Source code of charts
○ ○ ○ ○ ○ ○ ○

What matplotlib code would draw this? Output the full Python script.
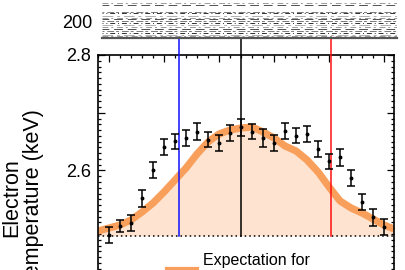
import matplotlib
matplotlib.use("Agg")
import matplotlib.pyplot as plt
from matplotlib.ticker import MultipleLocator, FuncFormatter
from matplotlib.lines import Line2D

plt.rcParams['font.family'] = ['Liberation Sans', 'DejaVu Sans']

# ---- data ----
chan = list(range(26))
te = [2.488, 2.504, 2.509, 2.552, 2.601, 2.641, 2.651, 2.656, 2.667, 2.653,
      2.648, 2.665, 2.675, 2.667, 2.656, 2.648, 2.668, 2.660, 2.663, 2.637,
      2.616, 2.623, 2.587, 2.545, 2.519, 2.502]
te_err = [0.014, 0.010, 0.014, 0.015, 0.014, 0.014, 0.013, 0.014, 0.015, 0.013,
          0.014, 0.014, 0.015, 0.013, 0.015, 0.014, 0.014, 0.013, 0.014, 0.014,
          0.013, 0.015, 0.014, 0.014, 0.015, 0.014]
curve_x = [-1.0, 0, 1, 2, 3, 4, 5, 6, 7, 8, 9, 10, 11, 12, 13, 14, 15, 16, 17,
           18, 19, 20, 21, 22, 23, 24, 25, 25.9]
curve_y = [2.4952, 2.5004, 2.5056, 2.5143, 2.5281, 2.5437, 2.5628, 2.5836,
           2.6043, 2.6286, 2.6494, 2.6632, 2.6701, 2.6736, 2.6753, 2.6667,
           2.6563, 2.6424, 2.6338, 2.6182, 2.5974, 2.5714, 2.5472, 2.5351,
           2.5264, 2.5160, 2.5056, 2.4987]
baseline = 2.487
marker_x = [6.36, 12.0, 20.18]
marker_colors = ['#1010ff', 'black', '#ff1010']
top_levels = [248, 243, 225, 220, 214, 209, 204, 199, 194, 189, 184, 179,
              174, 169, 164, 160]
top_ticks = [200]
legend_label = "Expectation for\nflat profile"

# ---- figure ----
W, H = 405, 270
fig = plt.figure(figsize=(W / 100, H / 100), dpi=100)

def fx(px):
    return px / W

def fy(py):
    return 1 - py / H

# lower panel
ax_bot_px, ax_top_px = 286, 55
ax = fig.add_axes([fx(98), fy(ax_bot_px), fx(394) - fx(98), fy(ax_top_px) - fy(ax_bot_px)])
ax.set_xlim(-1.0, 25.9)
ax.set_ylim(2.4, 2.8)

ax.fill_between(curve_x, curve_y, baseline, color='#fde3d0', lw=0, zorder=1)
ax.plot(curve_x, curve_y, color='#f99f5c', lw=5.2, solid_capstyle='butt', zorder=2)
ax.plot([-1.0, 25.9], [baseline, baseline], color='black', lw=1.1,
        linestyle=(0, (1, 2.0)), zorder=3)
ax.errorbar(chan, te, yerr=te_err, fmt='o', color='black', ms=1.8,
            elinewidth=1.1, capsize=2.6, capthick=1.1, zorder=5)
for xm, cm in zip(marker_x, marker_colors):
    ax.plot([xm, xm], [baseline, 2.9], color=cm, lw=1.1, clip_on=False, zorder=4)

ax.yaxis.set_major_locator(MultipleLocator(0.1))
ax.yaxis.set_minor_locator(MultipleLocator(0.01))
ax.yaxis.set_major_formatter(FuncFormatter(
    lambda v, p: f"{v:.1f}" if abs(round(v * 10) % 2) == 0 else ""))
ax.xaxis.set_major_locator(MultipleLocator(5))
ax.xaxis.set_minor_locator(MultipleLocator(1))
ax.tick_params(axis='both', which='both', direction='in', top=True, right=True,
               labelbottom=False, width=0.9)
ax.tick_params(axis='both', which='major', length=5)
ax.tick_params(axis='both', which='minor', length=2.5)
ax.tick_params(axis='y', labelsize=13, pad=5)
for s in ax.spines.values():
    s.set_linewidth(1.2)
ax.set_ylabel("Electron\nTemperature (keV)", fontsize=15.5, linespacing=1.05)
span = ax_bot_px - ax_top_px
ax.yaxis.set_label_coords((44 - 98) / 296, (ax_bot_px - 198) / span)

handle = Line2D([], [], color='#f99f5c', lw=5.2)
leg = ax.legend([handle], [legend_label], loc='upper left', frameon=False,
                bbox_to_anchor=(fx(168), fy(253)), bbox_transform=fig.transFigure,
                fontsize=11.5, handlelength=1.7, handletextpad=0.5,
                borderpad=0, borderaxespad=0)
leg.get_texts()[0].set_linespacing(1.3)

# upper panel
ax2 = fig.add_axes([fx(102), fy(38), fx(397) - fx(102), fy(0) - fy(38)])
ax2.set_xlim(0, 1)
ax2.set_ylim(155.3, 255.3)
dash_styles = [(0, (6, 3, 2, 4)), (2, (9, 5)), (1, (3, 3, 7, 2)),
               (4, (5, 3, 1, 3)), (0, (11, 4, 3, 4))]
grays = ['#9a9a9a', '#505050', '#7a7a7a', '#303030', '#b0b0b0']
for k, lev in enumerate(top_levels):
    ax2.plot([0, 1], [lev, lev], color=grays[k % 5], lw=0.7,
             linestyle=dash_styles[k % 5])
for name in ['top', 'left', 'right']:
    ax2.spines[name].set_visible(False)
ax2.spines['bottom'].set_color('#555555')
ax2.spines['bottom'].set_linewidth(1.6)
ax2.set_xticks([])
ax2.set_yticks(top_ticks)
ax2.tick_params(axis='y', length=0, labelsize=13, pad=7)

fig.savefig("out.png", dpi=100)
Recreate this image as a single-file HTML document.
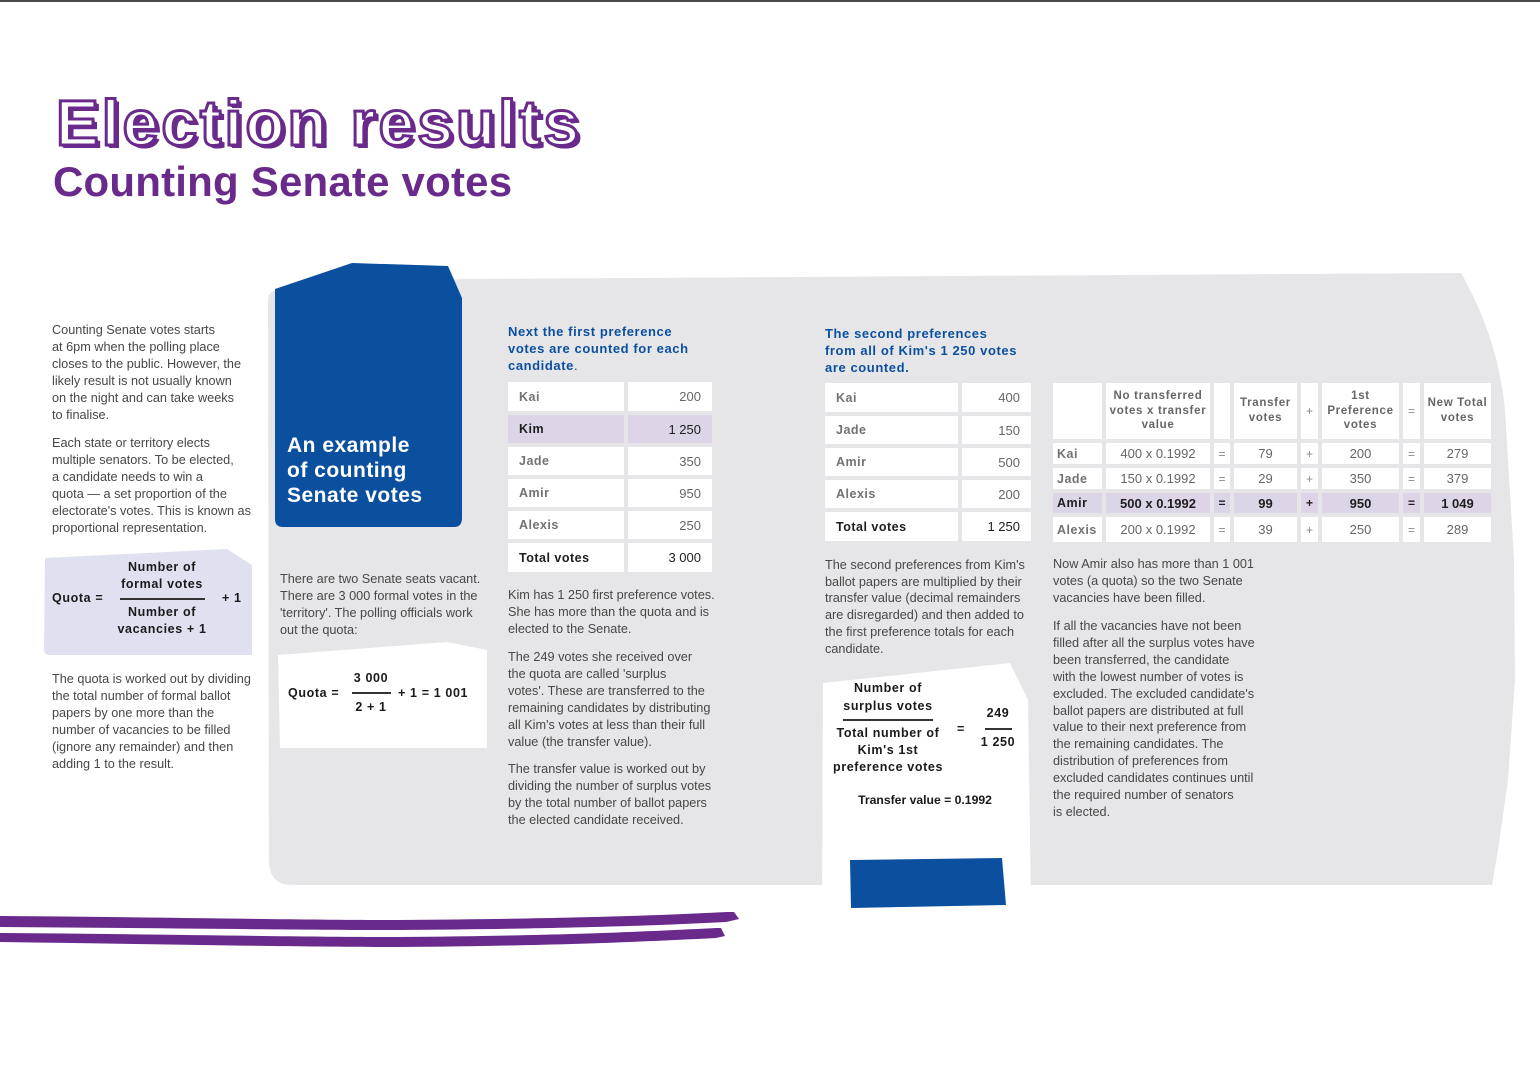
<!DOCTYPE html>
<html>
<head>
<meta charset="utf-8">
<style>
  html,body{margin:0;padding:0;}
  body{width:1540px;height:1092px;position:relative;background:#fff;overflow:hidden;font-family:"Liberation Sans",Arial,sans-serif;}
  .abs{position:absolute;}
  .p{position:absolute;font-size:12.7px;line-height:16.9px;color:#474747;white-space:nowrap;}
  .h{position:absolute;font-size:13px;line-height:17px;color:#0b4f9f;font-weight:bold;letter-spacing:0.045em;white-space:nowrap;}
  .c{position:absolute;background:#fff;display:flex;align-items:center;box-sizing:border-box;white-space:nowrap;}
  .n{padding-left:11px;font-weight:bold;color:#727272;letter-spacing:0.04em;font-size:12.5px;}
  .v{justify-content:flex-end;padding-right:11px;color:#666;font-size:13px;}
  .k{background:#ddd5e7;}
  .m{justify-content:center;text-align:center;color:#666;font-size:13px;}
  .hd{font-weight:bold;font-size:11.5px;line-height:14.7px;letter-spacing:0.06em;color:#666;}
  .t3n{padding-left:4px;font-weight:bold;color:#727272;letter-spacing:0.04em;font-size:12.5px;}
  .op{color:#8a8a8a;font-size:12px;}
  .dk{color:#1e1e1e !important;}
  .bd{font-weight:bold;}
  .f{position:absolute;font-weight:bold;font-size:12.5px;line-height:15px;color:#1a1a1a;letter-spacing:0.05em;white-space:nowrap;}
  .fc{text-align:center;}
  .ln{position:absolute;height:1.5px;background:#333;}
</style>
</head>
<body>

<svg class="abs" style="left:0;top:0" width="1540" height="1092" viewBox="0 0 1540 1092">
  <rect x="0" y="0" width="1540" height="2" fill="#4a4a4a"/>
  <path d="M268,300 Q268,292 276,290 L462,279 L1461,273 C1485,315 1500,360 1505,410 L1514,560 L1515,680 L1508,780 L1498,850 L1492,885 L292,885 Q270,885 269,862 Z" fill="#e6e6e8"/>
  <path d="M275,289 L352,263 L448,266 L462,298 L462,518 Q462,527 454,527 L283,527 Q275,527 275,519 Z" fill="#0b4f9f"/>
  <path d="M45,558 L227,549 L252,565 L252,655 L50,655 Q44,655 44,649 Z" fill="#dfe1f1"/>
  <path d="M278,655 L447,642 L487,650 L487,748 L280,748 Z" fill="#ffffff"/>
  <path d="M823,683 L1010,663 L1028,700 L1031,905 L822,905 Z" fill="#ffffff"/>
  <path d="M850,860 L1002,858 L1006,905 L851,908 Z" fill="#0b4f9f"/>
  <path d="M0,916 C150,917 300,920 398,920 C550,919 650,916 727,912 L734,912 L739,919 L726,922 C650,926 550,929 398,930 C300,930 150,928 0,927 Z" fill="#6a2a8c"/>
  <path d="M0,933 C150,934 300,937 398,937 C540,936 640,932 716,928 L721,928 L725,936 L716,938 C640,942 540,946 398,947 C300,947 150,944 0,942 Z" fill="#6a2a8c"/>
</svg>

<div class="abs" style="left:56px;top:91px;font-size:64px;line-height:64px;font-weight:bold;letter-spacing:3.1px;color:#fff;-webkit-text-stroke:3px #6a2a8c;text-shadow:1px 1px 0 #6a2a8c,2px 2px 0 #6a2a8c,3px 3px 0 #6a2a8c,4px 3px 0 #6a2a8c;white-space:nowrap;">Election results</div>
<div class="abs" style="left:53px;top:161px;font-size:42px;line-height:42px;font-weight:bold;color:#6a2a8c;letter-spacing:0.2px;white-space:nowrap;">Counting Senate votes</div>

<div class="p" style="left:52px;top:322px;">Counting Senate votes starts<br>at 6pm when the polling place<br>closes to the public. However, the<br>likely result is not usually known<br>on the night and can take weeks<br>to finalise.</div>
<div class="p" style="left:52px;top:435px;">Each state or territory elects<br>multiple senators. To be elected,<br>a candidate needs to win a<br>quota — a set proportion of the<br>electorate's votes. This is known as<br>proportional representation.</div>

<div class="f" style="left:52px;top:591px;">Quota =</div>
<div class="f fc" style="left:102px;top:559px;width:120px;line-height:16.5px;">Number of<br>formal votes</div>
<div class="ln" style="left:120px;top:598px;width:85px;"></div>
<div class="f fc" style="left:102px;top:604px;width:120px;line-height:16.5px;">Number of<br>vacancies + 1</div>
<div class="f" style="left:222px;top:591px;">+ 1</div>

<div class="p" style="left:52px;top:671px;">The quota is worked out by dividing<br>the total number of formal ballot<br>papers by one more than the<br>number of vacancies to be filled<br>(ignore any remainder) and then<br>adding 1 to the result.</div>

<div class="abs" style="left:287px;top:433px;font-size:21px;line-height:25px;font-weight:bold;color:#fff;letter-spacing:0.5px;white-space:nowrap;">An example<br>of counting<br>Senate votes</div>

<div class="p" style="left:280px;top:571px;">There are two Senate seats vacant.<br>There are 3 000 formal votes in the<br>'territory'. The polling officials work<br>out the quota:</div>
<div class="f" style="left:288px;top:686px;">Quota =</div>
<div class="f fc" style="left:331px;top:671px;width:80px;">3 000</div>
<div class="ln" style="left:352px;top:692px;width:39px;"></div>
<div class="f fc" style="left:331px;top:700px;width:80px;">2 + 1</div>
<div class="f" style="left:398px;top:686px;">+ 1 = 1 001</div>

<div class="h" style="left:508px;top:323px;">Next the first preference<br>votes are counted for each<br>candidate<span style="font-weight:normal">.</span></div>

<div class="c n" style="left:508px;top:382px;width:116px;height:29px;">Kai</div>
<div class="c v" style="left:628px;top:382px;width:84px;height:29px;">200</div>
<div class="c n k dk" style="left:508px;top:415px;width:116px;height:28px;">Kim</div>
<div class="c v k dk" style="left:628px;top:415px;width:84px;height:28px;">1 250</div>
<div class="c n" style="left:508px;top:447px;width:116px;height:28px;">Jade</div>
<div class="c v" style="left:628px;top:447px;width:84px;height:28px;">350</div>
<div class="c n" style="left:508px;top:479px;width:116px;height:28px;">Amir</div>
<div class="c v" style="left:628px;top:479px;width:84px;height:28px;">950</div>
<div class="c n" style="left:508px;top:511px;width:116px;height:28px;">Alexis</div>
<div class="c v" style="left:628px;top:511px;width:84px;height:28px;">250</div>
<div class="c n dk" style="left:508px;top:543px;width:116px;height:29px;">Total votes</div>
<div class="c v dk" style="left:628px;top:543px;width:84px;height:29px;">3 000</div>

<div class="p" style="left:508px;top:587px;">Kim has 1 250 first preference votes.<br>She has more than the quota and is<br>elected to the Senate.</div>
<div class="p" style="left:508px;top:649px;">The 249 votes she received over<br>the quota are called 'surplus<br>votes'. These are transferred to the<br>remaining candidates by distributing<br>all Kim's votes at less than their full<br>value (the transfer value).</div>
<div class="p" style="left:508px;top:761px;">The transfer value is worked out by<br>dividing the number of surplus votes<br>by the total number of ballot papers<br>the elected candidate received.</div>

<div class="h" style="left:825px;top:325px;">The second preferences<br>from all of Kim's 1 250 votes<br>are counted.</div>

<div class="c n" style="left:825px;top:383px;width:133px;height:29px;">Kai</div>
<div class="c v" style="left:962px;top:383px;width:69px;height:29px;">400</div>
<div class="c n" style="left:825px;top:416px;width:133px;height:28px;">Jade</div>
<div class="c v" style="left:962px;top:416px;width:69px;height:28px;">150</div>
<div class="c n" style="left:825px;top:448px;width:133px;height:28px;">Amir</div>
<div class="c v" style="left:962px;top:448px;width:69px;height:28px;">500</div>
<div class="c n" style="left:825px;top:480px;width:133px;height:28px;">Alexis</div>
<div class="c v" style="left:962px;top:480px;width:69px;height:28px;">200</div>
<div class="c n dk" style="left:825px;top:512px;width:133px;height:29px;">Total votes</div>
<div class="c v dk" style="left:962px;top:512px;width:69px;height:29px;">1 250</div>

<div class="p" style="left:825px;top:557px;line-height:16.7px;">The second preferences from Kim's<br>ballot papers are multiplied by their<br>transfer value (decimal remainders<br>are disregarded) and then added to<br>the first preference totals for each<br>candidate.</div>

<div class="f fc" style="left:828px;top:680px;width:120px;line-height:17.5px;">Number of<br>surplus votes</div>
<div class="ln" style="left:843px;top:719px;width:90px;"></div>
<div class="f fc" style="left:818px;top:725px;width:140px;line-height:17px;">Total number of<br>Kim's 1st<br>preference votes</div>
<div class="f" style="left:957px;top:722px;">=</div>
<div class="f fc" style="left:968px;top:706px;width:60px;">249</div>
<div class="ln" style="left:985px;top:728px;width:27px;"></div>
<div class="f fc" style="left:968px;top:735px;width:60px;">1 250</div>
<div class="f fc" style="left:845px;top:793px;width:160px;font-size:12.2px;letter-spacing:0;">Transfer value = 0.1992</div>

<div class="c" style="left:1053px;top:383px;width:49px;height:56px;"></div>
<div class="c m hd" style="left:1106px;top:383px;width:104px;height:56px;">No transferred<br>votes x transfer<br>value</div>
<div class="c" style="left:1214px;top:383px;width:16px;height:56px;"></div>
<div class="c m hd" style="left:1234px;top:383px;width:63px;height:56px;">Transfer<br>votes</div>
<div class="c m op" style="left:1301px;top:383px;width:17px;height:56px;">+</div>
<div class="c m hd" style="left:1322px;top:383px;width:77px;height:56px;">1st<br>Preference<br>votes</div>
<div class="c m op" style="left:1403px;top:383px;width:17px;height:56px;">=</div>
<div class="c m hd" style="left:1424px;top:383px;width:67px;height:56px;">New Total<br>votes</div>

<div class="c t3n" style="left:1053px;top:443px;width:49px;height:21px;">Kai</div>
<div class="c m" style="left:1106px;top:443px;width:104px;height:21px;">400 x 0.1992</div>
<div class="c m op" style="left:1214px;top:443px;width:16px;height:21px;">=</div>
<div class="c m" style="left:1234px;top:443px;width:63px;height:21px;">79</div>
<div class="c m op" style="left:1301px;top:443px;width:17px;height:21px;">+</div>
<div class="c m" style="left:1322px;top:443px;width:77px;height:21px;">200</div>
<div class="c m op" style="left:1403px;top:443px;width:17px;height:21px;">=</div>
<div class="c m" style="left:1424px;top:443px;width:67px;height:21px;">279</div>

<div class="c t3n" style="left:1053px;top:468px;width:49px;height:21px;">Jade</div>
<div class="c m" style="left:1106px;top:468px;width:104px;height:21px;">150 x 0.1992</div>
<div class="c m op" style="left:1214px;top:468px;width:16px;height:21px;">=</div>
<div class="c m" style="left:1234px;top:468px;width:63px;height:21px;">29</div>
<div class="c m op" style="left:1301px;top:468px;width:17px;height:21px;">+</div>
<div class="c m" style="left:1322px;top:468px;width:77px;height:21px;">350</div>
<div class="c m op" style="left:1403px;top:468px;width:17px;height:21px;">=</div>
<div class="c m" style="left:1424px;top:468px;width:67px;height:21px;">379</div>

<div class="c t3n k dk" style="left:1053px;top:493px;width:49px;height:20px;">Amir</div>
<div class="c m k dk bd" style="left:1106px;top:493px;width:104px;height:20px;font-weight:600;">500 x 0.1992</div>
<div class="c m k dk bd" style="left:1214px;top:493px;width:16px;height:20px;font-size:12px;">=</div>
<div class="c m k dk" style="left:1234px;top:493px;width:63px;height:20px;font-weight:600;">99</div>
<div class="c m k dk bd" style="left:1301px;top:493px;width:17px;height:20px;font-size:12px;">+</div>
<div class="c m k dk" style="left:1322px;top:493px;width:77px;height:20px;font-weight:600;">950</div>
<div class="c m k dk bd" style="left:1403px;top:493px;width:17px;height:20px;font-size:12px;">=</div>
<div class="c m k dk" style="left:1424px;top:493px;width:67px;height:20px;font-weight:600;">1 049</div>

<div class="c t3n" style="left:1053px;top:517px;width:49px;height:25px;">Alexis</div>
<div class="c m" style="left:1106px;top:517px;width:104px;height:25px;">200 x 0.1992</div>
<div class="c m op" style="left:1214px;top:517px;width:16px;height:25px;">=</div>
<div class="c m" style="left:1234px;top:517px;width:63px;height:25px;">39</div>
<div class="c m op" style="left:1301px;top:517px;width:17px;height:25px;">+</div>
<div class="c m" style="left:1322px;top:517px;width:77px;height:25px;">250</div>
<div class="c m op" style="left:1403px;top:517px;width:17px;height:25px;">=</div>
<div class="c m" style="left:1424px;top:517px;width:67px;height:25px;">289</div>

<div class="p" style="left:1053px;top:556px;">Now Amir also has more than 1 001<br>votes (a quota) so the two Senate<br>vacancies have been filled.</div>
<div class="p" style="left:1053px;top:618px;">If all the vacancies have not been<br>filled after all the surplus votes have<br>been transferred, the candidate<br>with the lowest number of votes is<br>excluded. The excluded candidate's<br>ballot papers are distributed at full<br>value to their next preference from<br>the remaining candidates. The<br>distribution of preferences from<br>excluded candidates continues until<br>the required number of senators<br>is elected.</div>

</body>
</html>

○ ○ ○ ○ ○ ○ ○

What you will do :: Give back exactly the lines from the top of the records to the line containing "return px / W", both included, and no pictures.

Worked solution ::
What matplotlib code would draw this? Output the full Python script.
import matplotlib
matplotlib.use("Agg")
import matplotlib.pyplot as plt
from matplotlib.ticker import MultipleLocator, FuncFormatter
from matplotlib.lines import Line2D

plt.rcParams['font.family'] = ['Liberation Sans', 'DejaVu Sans']

# ---- data ----
chan = list(range(26))
te = [2.488, 2.504, 2.509, 2.552, 2.601, 2.641, 2.651, 2.656, 2.667, 2.653,
      2.648, 2.665, 2.675, 2.667, 2.656, 2.648, 2.668, 2.660, 2.663, 2.637,
      2.616, 2.623, 2.587, 2.545, 2.519, 2.502]
te_err = [0.014, 0.010, 0.014, 0.015, 0.014, 0.014, 0.013, 0.014, 0.015, 0.013,
          0.014, 0.014, 0.015, 0.013, 0.015, 0.014, 0.014, 0.013, 0.014, 0.014,
          0.013, 0.015, 0.014, 0.014, 0.015, 0.014]
curve_x = [-1.0, 0, 1, 2, 3, 4, 5, 6, 7, 8, 9, 10, 11, 12, 13, 14, 15, 16, 17,
           18, 19, 20, 21, 22, 23, 24, 25, 25.9]
curve_y = [2.4952, 2.5004, 2.5056, 2.5143, 2.5281, 2.5437, 2.5628, 2.5836,
           2.6043, 2.6286, 2.6494, 2.6632, 2.6701, 2.6736, 2.6753, 2.6667,
           2.6563, 2.6424, 2.6338, 2.6182, 2.5974, 2.5714, 2.5472, 2.5351,
           2.5264, 2.5160, 2.5056, 2.4987]
baseline = 2.487
marker_x = [6.36, 12.0, 20.18]
marker_colors = ['#1010ff', 'black', '#ff1010']
top_levels = [248, 243, 225, 220, 214, 209, 204, 199, 194, 189, 184, 179,
              174, 169, 164, 160]
top_ticks = [200]
legend_label = "Expectation for\nflat profile"

# ---- figure ----
W, H = 405, 270
fig = plt.figure(figsize=(W / 100, H / 100), dpi=100)

def fx(px):
    return px / W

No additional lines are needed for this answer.